Ils rappellent d’ailleurs que la loi qui a créé l’Autorité des marchés financiers, ainsi que tout le cadre règlementaire actuel, avait été adoptée à l’unanimité par l’Assemblée nationale. Ils invitent les députés à mettre la partisanerie de côté pour traiter de cet enjeu et à remettre en question les dispositions du projet de loi.

« Dans sa mouture actuelle, le projet de loi 141 représente non seulement un retour des décennies en arrière de l’encadrement, mais aussi, du même coup, à une protection effective sensiblement réduite des consommateurs », disent-ils.

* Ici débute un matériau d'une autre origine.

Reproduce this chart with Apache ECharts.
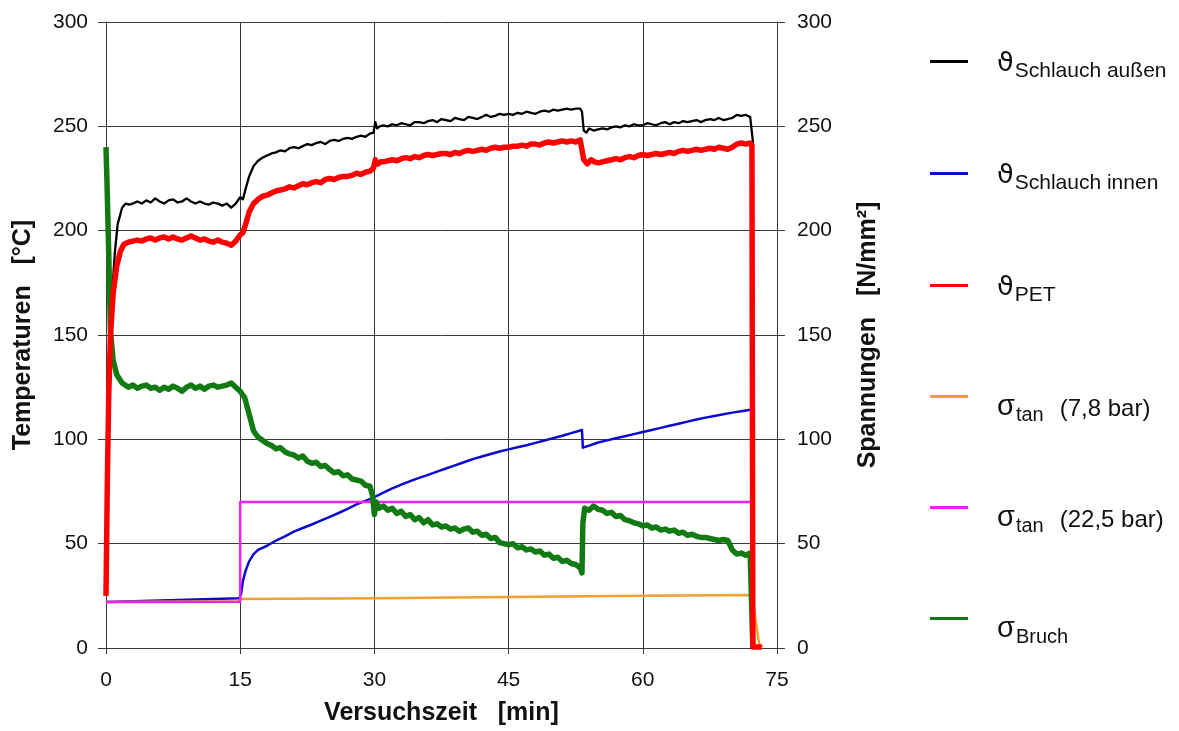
<!DOCTYPE html>
<html>
<head>
<meta charset="utf-8">
<script src="https://cdn.jsdelivr.net/npm/echarts@6/dist/echarts.min.js"></script>
<style>
html,body{margin:0;padding:0;background:#fff;}
#chart{width:1179px;height:731px;}
</style>
</head>
<body>
<div id="chart"></div>
<script>
// ---- Data: [time in min, value] ----
const schlauchAussen = [[0,25],[0.3,110],[0.6,165],[1,190],[1.3,203],[1.8,211],[2.2,213],[2.6,212.5],[3,213],[3.5,214],[4,213],[4.5,214.5],[5,213.5],[5.5,215.5],[6,214],[6.5,213],[7,214.5],[7.5,215],[8,213.5],[8.5,214],[9,215.5],[9.5,214],[10,213],[10.5,214],[11,213],[11.5,212.5],[12,213.5],[12.5,213],[13,212],[13.5,213],[14,211],[14.5,213],[15,216],[15.3,215],[15.6,220],[16,226],[16.5,231],[17,233.5],[17.5,235],[18,236],[18.5,237],[19,237.5],[19.5,238.5],[20,238],[20.5,239.5],[21,240],[21.5,239.5],[22,240.5],[22.5,241.5],[23,241],[23.5,242],[24,242.5],[24.5,241.5],[25,243],[25.5,243.5],[26,243],[26.5,244],[27,244.5],[27.5,244],[28,245],[28.5,245.5],[29,245],[29.5,246.5],[29.9,247],[30.1,252],[30.3,249],[30.6,250],[31,250.5],[31.5,250],[32,251],[32.5,250.5],[33,251.5],[33.5,251],[34,250.5],[34.5,252],[35,252],[35.5,251.5],[36,252.5],[36.5,253],[37,252],[37.5,253.5],[38,253],[38.5,252.5],[39,254],[39.5,253.5],[40,253],[40.5,254.5],[41,254],[41.5,253.5],[42,254.5],[42.5,255.5],[43,254.5],[43.5,255],[44,256],[44.5,255.5],[45,256],[45.5,255.5],[46,256.5],[46.5,256],[47,257],[47.5,256.5],[48,256],[48.5,257],[49,257.5],[49.5,257],[50,258],[50.5,257.5],[51,258],[51.5,258.5],[52,258],[52.5,258.5],[53,258.5],[53.2,257],[53.4,248],[53.7,247],[54,249],[54.5,248],[55,248.5],[55.5,249],[56,248.5],[56.5,249.5],[57,250],[57.5,249.5],[58,250.5],[58.5,250],[59,251],[59.5,250.5],[60,250.5],[60.5,251.5],[61,251],[61.5,250.5],[62,251.5],[62.5,252],[63,251],[63.5,252],[64,251.5],[64.5,252.5],[65,252],[65.5,252.5],[66,253],[66.5,252],[67,253],[67.5,253.5],[68,253],[68.5,254],[69,253],[69.5,253.5],[70,254],[70.5,255.5],[71,255],[71.5,255.5],[72,254.5],[72.2,254],[72.3,243],[72.35,0]];

const schlauchInnen = [[0,22],[5,22.6],[10,23.2],[14.9,23.8],[15.1,26],[15.3,32],[15.6,37],[16,41.5],[16.5,45],[17,47],[18,49],[19,51.5],[20,53.5],[21,55.8],[22,57.5],[23,59.2],[24,61],[25,62.8],[26,64.7],[27,66.7],[28,68.8],[29,70.5],[30,72.3],[31,74.5],[32,76.5],[33,78.3],[34,80],[35,81.5],[36,83],[37,84.5],[38,86],[39,87.5],[40,89],[41,90.5],[42,91.8],[43,93],[44,94.2],[45,95.2],[46,96.2],[47,97.2],[48,98.3],[49,99.4],[50,100.6],[51,101.7],[52,103],[53.2,104.5],[53.3,96],[54,97],[55,98.5],[56,99.5],[57,100.5],[58,101.5],[59,102.5],[60,103.5],[61,104.5],[62,105.5],[63,106.5],[64,107.5],[65,108.5],[66,109.5],[67,110.4],[68,111.2],[69,112],[70,112.8],[71,113.5],[72.2,114.3],[72.3,0]];

const pet = [[0,25],[0.15,80],[0.3,120],[0.5,150],[0.8,170],[1.2,183],[1.6,190],[2,193.5],[2.5,194.5],[3,195],[3.5,195.5],[4,195],[4.5,196],[5,196.5],[5.5,195.5],[6,196.5],[6.5,197],[7,196],[7.5,197],[8,196],[8.5,195.5],[9,196.5],[9.5,197.5],[10,196.5],[10.5,195.5],[11,196],[11.5,195],[12,194.5],[12.5,195.5],[13,194.5],[13.5,194],[14,193],[14.5,195],[15,198],[15.3,199],[15.6,203],[16,209],[16.5,213],[17,215],[17.5,216.5],[18,217],[18.5,218],[19,219],[19.5,219.5],[20,220],[20.5,221],[21,220.5],[21.5,221.5],[22,222.5],[22.5,222],[23,223],[23.5,223.5],[24,223],[24.5,224.5],[25,225],[25.5,224.5],[26,225.5],[26.5,226],[27,226],[27.5,226.5],[28,227.5],[28.5,227],[29,228],[29.5,228.5],[29.9,230],[30.1,234],[30.4,232],[30.7,233],[31,233],[31.5,233.5],[32,234],[32.5,233.5],[33,234.5],[33.5,235],[34,234.5],[34.5,235.5],[35,235],[35.5,236],[36,236.5],[36.5,236],[37,236.5],[37.5,237],[38,237],[38.5,236.5],[39,237.5],[39.5,237],[40,238],[40.5,238.5],[41,238],[41.5,238.5],[42,239],[42.5,238.5],[43,239.5],[43.5,240],[44,239.5],[44.5,240],[45,240],[45.5,240.5],[46,240.5],[46.5,241],[47,240.5],[47.5,241.5],[48,241.5],[48.5,241],[49,242],[49.5,242.5],[50,242],[50.5,242.5],[51,243],[51.5,242.5],[52,243],[52.5,242.5],[53,243.5],[53.2,244],[53.4,234],[53.8,232],[54.2,234],[54.6,233],[55,232.5],[55.5,233],[56,233.5],[56.5,234],[57,234.5],[57.5,234],[58,235],[58.5,235.5],[59,235],[59.5,236],[60,236.5],[60.5,236],[61,236.5],[61.5,237],[62,236.5],[62.5,237],[63,237.5],[63.5,237],[64,238],[64.5,238.5],[65,238],[65.5,238.5],[66,239],[66.5,238.5],[67,239],[67.5,239.5],[68,239],[68.5,240],[69,239.5],[69.5,239],[70,240],[70.5,241.5],[71,242],[71.5,241.5],[72,242],[72.2,241],[72.3,0.5],[73.3,0.5]];

const sigmaTan78 = [[0,22],[14.9,22.4],[15,23.5],[30,23.8],[45,24.4],[60,25],[72.2,25.4],[73,2],[73.4,0.5]];

const sigmaTan225 = [[0,22],[15,22.2],[15,70],[72.2,70],[72.3,0]];

const sigmaBruch = [[0,240],[0.1,225],[0.3,190],[0.5,152],[0.8,138],[1.2,131],[1.8,127],[2.5,125],[3,126],[3.5,124.5],[4,125.5],[4.5,126],[5,124.5],[5.5,125],[6,123.5],[6.5,125],[7,124],[7.5,125.5],[8,124.5],[8.5,123],[9,125],[9.5,126],[10,124.5],[10.5,125.5],[11,124],[11.5,125.5],[12,126],[12.5,125],[13,125.5],[13.5,126],[14,127],[14.5,125],[15,123],[15.5,120],[16,112],[16.5,104],[17,101],[17.5,99.5],[18,98],[18.5,97],[19,95.5],[19.5,96],[20,94],[20.5,93],[21,92.5],[21.5,91],[22,92],[22.5,89.5],[23,88.5],[23.5,89],[24,87],[24.5,87.5],[25,85.5],[25.5,84],[26,84.5],[26.5,82.5],[27,83],[27.5,81],[28,80.5],[28.5,80],[29,78],[29.5,77.5],[29.8,73],[30,64],[30.2,70],[30.5,67],[31,68],[31.5,66],[32,67],[32.5,64.5],[33,65.5],[33.5,63],[34,64],[34.5,61.5],[35,62.5],[35.5,60],[36,61.5],[36.5,59],[37,59.5],[37.5,58],[38,58.5],[38.5,57],[39,57.5],[39.5,56],[40,57],[40.5,57.5],[41,55.5],[41.5,56],[42,54],[42.5,54.5],[43,52.5],[43.5,53],[44,50.5],[44.5,50],[45,49.5],[45.5,50],[46,48],[46.5,48.5],[47,47],[47.5,47.5],[48,46],[48.5,46.5],[49,44.5],[49.5,45],[50,43],[50.5,43.5],[51,41.5],[51.5,42],[52,40.5],[52.5,40],[53,38.5],[53.2,36],[53.3,60],[53.5,67],[54,66],[54.5,68],[55,66.5],[55.5,66],[56,64.5],[56.5,65],[57,63],[57.5,63.5],[58,61.5],[58.5,61],[59,60],[59.5,59.5],[60,58.5],[60.5,59],[61,57.5],[61.5,58],[62,56.5],[62.5,57],[63,56],[63.5,56.5],[64,55],[64.5,55.5],[65,54],[65.5,54.5],[66,53.5],[66.5,53],[67,53],[67.5,52.5],[68,52],[68.5,51.5],[69,52],[69.5,51.5],[70,47],[70.5,45],[71,45.5],[71.5,44.5],[72,45.5],[72.2,45.5],[72.3,0]];

const seriesNames = ['ϑ Schlauch außen','ϑ Schlauch innen','ϑ PET','σ tan (7,8 bar)','σ tan (22,5 bar)','σ Bruch'];
const axisNames = {x:'Versuchszeit   [min]', yLeft:'Temperaturen   [°C]', yRight:'Spannungen   [N/mm²]'};

// ---- Chart ----
const FONT = "'Liberation Sans', Arial, sans-serif";
const legendRich = {
  'ϑ Schlauch außen': '{th|ϑ}{ts|Schlauch außen}',
  'ϑ Schlauch innen': '{th|ϑ}{ts|Schlauch innen}',
  'ϑ PET': '{th|ϑ}{ts|PET}',
  'σ tan (7,8 bar)': '{sg|σ}{ss|tan}{sp|(7,8 bar)}',
  'σ tan (22,5 bar)': '{sg|σ}{ss|tan}{sp|(22,5 bar)}',
  'σ Bruch': '{sg|σ}{ss|Bruch}'
};
const richStyles = {
  th:{fontFamily:"'DejaVu Sans', sans-serif", fontSize:27, color:'#111', padding:[22,0,18,24]},
  ts:{fontFamily:FONT, fontSize:21, color:'#111', padding:[30,0,10,1]},
  sg:{fontFamily:FONT, fontSize:29, color:'#111', padding:[30,0,10,24]},
  ss:{fontFamily:FONT, fontSize:20, color:'#111', padding:[39,0,1,1]},
  sp:{fontFamily:FONT, fontSize:24, color:'#111', padding:[33,0,7,16]}
};
const legendTops = [50, 162, 274, 392, 503, 614];
const axisCol = '#3a3a3a';
const chart = echarts.init(document.getElementById('chart'), null, {renderer:'canvas'});

function mk(name, data, color, width, yIdx){
  return {name, type:'line', data, yAxisIndex:yIdx, showSymbol:false, symbol:'none',
    color, lineStyle:{color, width, join:'round'}, animation:false, emphasis:{disabled:true}};
}

const legends = seriesNames.map((n, i) => ({
  orient:'vertical', left:930, top:legendTops[i], padding:0,
  itemWidth:38, itemHeight:3, icon:'rect', selectedMode:false,
  data:[n], formatter:nm => legendRich[nm],
  textStyle:{fontFamily:FONT, color:'#111', rich:richStyles}
}));

chart.setOption({
  animation:false,
  backgroundColor:'#fff',
  grid:{left:106, right:402, top:22, bottom:79, containLabel:false},
  xAxis:{type:'value', min:0, max:75, interval:15,
    name:axisNames.x, nameLocation:'middle', nameGap:53,
    nameTextStyle:{fontFamily:FONT, fontSize:25, fontWeight:'bold', color:'#111'},
    axisLine:{show:true, onZero:false, lineStyle:{color:axisCol, width:1}},
    axisTick:{show:true, length:6, lineStyle:{color:axisCol}},
    axisLabel:{fontFamily:FONT, fontSize:21, color:'#111', margin:22},
    splitLine:{show:true, lineStyle:{color:axisCol, width:1}}},
  yAxis:[
    {type:'value', min:0, max:300, interval:50, position:'left',
     name:axisNames.yLeft, nameLocation:'middle', nameRotate:90, nameGap:70,
     nameTextStyle:{fontFamily:FONT, fontSize:25, fontWeight:'bold', color:'#111'},
     axisLine:{show:true, lineStyle:{color:axisCol, width:1}},
     axisTick:{show:true, length:8, lineStyle:{color:axisCol}},
     axisLabel:{fontFamily:FONT, fontSize:21, color:'#111', margin:18},
     splitLine:{show:true, lineStyle:{color:axisCol, width:1}}},
    {type:'value', min:0, max:300, interval:50, position:'right',
     name:axisNames.yRight, nameLocation:'middle', nameRotate:90, nameGap:79,
     nameTextStyle:{fontFamily:FONT, fontSize:25, fontWeight:'bold', color:'#111'},
     axisLine:{show:true, lineStyle:{color:axisCol, width:1}},
     axisTick:{show:true, length:8, lineStyle:{color:axisCol}},
     axisLabel:{fontFamily:FONT, fontSize:21, color:'#111', margin:20},
     splitLine:{show:false}}
  ],
  legend:legends,
  series:[
    mk(seriesNames[0], schlauchAussen, '#000000', 2.3, 0),
    mk(seriesNames[1], schlauchInnen, '#0a0ad2', 2.5, 0),
    mk(seriesNames[3], sigmaTan78, '#f2a02e', 2.5, 1),
    mk(seriesNames[4], sigmaTan225, '#f020f0', 2.5, 1),
    mk(seriesNames[5], sigmaBruch, '#127a12', 5.5, 1),
    mk(seriesNames[2], pet, '#ff0000', 5.5, 0)
  ]
});
</script>
</body>
</html>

« Aucune réflexion digne de ce nom »

Dans leur lettre, MM. Paquet et Bertrand affirment « qu’aucune réflexion digne de ce nom » n’a été mise de l’avant pour situer une mise à jour bien campée du développement de l’encadrement du secteur financier.

« Le projet de loi propose de laisser n’importe qui pouvoir offrir des conseils financiers, sans être certifié auprès de l’Autorité, sans être imputable de ses gestes et sans avoir un code de déontologie. Les personnes physiques qui pourront “conseiller” les consommateurs le feront sans l’obligation de fournir le produit qui lui convient le mieux et sans connaissances attestées des enjeux financiers. »

Des employés non certifiés

Pour les deux hommes, les employés non certifiés des groupes financiers mettront de l’avant leurs produits. « Ils peuvent être ou ne pas être ceux qui répondent le mieux à la situation des clients. Un consommateur mal assuré ou mal desservi par son produit ne s’en rendra compte seulement lorsqu’il y aura une réclamation, souvent plusieurs années après l’achat du produit », dénoncent-ils.

Les deux anciens parlementaires déplorent aussi le cadre prévu pour la distribution d’assurance par Internet. Ils poussent leur réflexion en affirmant que le projet de loi 141 n’avantage que les grosses organisations financières, qu’elles soient sous la forme d’une coopérative, d’une banque ou d’une compagnie d’assurance. « Le projet de loi 141 leur crée une voie réservée accélérée pour influencer la règlementation avec une voix dominante », disent-ils.

Pourquoi conserver l’OCRCVM et pas les Chambres ?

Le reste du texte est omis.